◆ Dataset extract
^^^^

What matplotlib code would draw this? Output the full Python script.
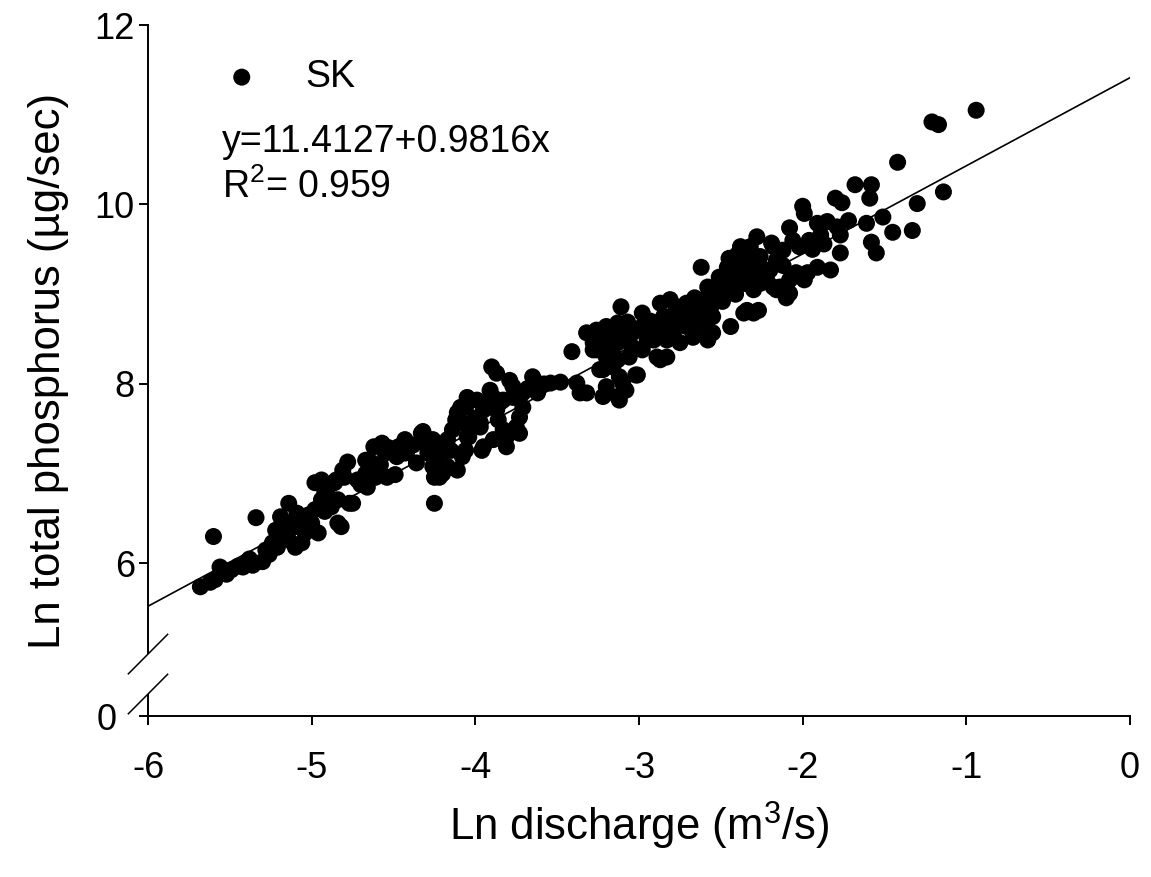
import matplotlib
matplotlib.use("Agg")
import matplotlib.pyplot as plt
import numpy as np

plt.rcParams['font.family'] = ['Liberation Sans', 'DejaVu Sans']
plt.rcParams['mathtext.fontset'] = 'custom'
plt.rcParams['mathtext.rm'] = 'Liberation Sans'
plt.rcParams['mathtext.it'] = 'Liberation Sans:italic'

# ---- data ----
ln_discharge = [
    -5.68, -5.62, -5.59, -5.56, -5.60, -5.49, -5.42, -5.36, -5.30, -5.34,
    -5.28, -5.24, -5.21, -5.22, -5.19, -5.14, -5.18, -5.14, -5.10, -5.06,
    -5.04, -5.08, -5.09, -5.02, -4.98, -4.96, -4.94, -4.92, -4.98, -4.94,
    -4.90, -4.86, -4.84, -4.88, -4.84, -4.82, -4.80, -4.81, -4.78, -4.75,
    -4.72, -4.67, -4.67, -4.63, -4.61, -4.66, -4.62, -4.57, -4.55, -4.51,
    -4.47, -4.43, -4.43, -4.54, -4.49, -4.33, -4.31, -4.29, -4.26, -4.25,
    -4.20, -4.23, -4.19, -4.17, -4.14, -4.12, -4.11, -4.06, -4.11, -4.06,
    -4.04, -4.02, -4.25, -4.77, -4.85, -4.53, -4.42, -4.48, -4.32, -4.26,
    -4.22, -4.17, -4.15, -4.08, -4.05, -5.45, -5.40, -5.26, -5.12,
    -4.08, -4.11, -4.09, -4.05, -3.99, -3.95, -3.97, -3.96, -3.89, -3.83,
    -3.81, -3.87, -3.83, -3.90, -3.87, -3.79, -3.77, -3.91, -3.89, -3.85,
    -3.77, -3.71, -3.64, -3.62, -3.54, -3.48, -3.38, -3.36, -3.71, -3.73,
    -3.75, -3.73, -3.81, -3.97, -3.95, -3.65, -3.41, -3.32,
    -3.26, -3.22, -3.20, -3.22, -3.13, -3.12, -3.08, -3.12, -3.02, -3.16,
    -3.13, -3.10, -3.10, -3.24, -3.16, -3.13, -3.20, -3.28, -3.22, -3.16,
    -3.10, -3.04, -2.98, -2.95, -3.06, -2.89, -3.32, -3.11, -3.01,
    -3.26, -3.20, -3.13, -3.07, -3.04, -2.98, -2.95, -2.91, -2.89, -2.87,
    -2.81, -2.77, -2.71, -2.67, -2.63, -2.58, -2.55, -2.55, -2.58, -2.67,
    -2.75, -2.79, -2.83, -2.87, -2.71, -2.63, -2.58, -2.51, -2.46, -2.43,
    -2.36, -2.32, -2.26, -2.20, -2.18, -2.32, -2.40, -2.46, -2.18, -2.87,
    -2.83, -2.62, -2.44, -2.36, -2.27, -2.30, -2.93, -2.85, -2.75, -2.69,
    -2.60, -2.50, -2.48, -2.52, -2.45, -2.42, -2.38, -2.38, -3.00, -2.92,
    -2.80, -2.73, -2.65, -2.56, -2.49, -2.41, -3.18, -3.05,
    -2.28, -2.19, -2.12, -2.16, -2.22, -2.34, -2.34, -2.08, -2.08, -2.14,
    -1.99, -1.91, -1.83, -1.97, -2.34, -2.36, -2.30, -2.26, -2.16, -2.10,
    -2.04, -2.08, -1.91, -1.85, -1.79, -1.77, -1.89, -1.96, -2.02, -2.06,
    -2.00, -1.99, -1.80, -1.76, -1.68, -1.58, -1.59, -1.61, -1.51, -1.45,
    -1.58, -1.55, -1.77, -1.42, -1.21, -1.17, -0.94, -1.14, -1.30, -1.33,
    -5.52, -5.38, -5.16, -5.00, -4.92, -4.70, -4.58, -4.38, -4.36, -4.28,
    -4.00, -3.93, -3.86, -3.68, -3.58, -3.28, -3.18, -3.08, -2.96, -2.90,
    -2.84, -2.78, -2.72, -2.66, -2.60, -2.54, -2.50, -2.44, -2.40, -2.30,
    -2.24, -2.12, -1.94, -1.87, -1.72,
]
ln_total_p = [
    5.74, 5.79, 5.82, 5.96, 6.30, 5.93, 5.96, 5.98, 6.02, 6.51,
    6.15, 6.23, 6.18, 6.37, 6.52, 6.67, 6.30, 6.26, 6.18, 6.23,
    6.34, 6.41, 6.56, 6.54, 6.60, 6.34, 6.71, 6.79, 6.90, 6.93,
    6.85, 6.90, 6.71, 6.63, 6.45, 6.41, 6.96, 7.04, 7.13, 6.67,
    6.93, 7.00, 7.15, 7.12, 6.96, 6.85, 7.30, 7.34, 7.23, 7.26,
    7.30, 7.38, 7.23, 6.96, 6.99, 7.45, 7.34, 7.23, 7.08, 6.96,
    7.00, 7.15, 7.26, 7.38, 7.49, 7.60, 7.68, 7.74, 7.04, 7.26,
    7.41, 7.52, 6.67, 6.67, 6.93, 7.29, 7.24, 7.19, 7.47, 7.38,
    6.96, 7.08, 7.26, 7.19, 7.41, 5.97, 6.00, 6.10, 6.40,
    7.57, 7.63, 7.74, 7.85, 7.82, 7.71, 7.57, 7.26, 7.38, 7.49,
    7.30, 7.71, 7.82, 8.19, 8.12, 8.04, 7.97, 7.93, 7.85, 7.79,
    7.85, 7.90, 8.04, 7.90, 8.01, 8.02, 8.01, 7.90, 7.74, 7.63,
    7.52, 7.45, 7.41, 7.52, 7.30, 8.08, 8.36, 7.90,
    8.38, 8.16, 7.97, 7.86, 7.86, 8.08, 7.93, 7.82, 8.10, 8.23,
    8.46, 8.52, 8.01, 8.16, 8.19, 8.27, 8.30, 8.38, 8.49, 8.41,
    8.49, 8.41, 8.38, 8.49, 8.30, 8.30, 8.57, 8.86, 8.10,
    8.60, 8.64, 8.68, 8.69, 8.57, 8.79, 8.60, 8.49, 8.68, 8.90,
    8.94, 8.86, 8.90, 8.75, 8.86, 8.97, 8.75, 8.57, 8.49, 8.52,
    8.46, 8.57, 8.49, 8.57, 8.64, 8.64, 9.08, 9.19, 9.30, 9.38,
    9.46, 9.53, 9.42, 9.27, 9.08, 9.24, 9.13, 9.08, 9.53, 8.27,
    8.30, 9.30, 8.64, 8.79, 8.82, 8.79, 8.70, 8.75, 8.72, 8.80,
    8.72, 9.05, 9.15, 8.95, 9.40, 9.22, 9.30, 9.53, 8.62, 8.58,
    8.66, 8.70, 8.80, 8.86, 8.92, 9.00, 8.52, 8.62,
    9.64, 9.57, 9.49, 9.38, 9.16, 9.35, 9.49, 9.16, 9.01, 9.08,
    9.16, 9.30, 9.27, 9.24, 8.82, 9.12, 9.05, 9.12, 9.05, 8.96,
    9.24, 9.74, 9.79, 9.81, 9.75, 9.66, 9.66, 9.60, 9.53, 9.60,
    9.98, 9.90, 10.07, 10.02, 10.22, 10.22, 10.07, 9.79, 9.86, 9.69,
    9.58, 9.46, 9.46, 10.47, 10.92, 10.89, 11.05, 10.14, 10.01, 9.71,
    5.88, 6.05, 6.45, 6.45, 6.58, 6.88, 7.10, 7.32, 7.12, 7.28,
    7.62, 7.78, 7.60, 7.95, 8.00, 8.46, 8.56, 8.62, 8.66, 8.58,
    8.64, 8.80, 8.78, 8.96, 8.90, 9.06, 9.12, 9.20, 9.44, 9.32,
    9.28, 9.32, 9.50, 9.56, 9.82,
]

series_name = 'SK'
intercept = 11.4127
slope = 0.9816
r_squared = 0.959

x_ticks = [-6, -5, -4, -3, -2, -1, 0]
x_tick_labels = ['-6', '-5', '-4', '-3', '-2', '-1', '0']
y_ticks = [6, 8, 10, 12]
y_tick_labels = ['6', '8', '10', '12']
# broken y axis: the "0" tick is drawn just below the break
y_zero_pos = 4.3
break_low, break_high = 4.55, 5.0

# ---- figure ----
W, H = 1151, 877
fig = plt.figure(figsize=(W / 100, H / 100), dpi=100)
ax = fig.add_axes([148 / W, 1 - 716 / H, (1130 - 148) / W, (716 - 25) / H])
ax.set_xlim(-6, 0)
ax.set_ylim(y_zero_pos, 12)

ax.scatter(ln_discharge, ln_total_p, s=150, c='black', edgecolors='none',
           zorder=3, label=series_name)
xl = np.array([-6.0, 0.0])
ax.plot(xl, intercept + slope * xl, color='black', lw=1.2, zorder=2)

lw = 1.4
for s in ['top', 'right']:
    ax.spines[s].set_visible(False)
ax.spines['bottom'].set_linewidth(lw)
ax.spines['left'].set_linewidth(lw)
ax.spines['left'].set_bounds(break_high, 12)
# lower segment of the broken y axis
ax.plot([-6, -6], [y_zero_pos, break_low], color='black', lw=lw,
        clip_on=False, zorder=4, solid_capstyle='butt')
# break marks
dx, dy = 0.12, 0.22
for yc in (break_high - 0.01, break_low - 0.005):
    ax.plot([-6 - dx, -6 + dx], [yc - dy, yc + dy], color='black', lw=1.1,
            clip_on=False, zorder=4)

ax.set_xticks(x_ticks)
ax.set_xticklabels(x_tick_labels)
ax.set_yticks([y_zero_pos] + y_ticks)
ax.set_yticklabels(['0'] + y_tick_labels)
ax.tick_params(axis='both', direction='out', length=6.5, width=lw,
               labelsize=26, colors='black')
ax.tick_params(axis='x', pad=19)
ax.tick_params(axis='y', pad=3)
ticks = ax.yaxis.get_major_ticks()
ticks[0].set_pad(16)

ax.set_xlabel('Ln discharge (m$^3$/s)', fontsize=31.5, labelpad=10)
ax.set_ylabel('Ln total phosphorus (\u00b5g/sec)', fontsize=31.5, labelpad=18)

leg = ax.legend(loc='center left', bbox_to_anchor=((223 - 148) / 982, (716 - 77) / 691),
                frameon=False, fontsize=27, handlelength=1.0, handletextpad=1.2,
                borderpad=0, borderaxespad=0, markerscale=1.0)

ax.text((222 - 148) / 982, (716 - 152) / 691, f'y={intercept}+{slope}x',
        transform=ax.transAxes, fontsize=27, va='baseline', ha='left')
ax.text((222 - 148) / 982, (716 - 198) / 691, f'R$^2$= {r_squared}',
        transform=ax.transAxes, fontsize=27, va='baseline', ha='left')

fig.savefig('out.png', dpi=100)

^^^^

◆ Given problem
From the first line above through the line containing "plt.rcParams['mathtext.it'] = 'Liberation", copy everything exactly, without the pictures.

◆ In response
What matplotlib code would draw this? Output the full Python script.
import matplotlib
matplotlib.use("Agg")
import matplotlib.pyplot as plt
import numpy as np

plt.rcParams['font.family'] = ['Liberation Sans', 'DejaVu Sans']
plt.rcParams['mathtext.fontset'] = 'custom'
plt.rcParams['mathtext.rm'] = 'Liberation Sans'
plt.rcParams['mathtext.it'] = 'Liberation Sans:italic'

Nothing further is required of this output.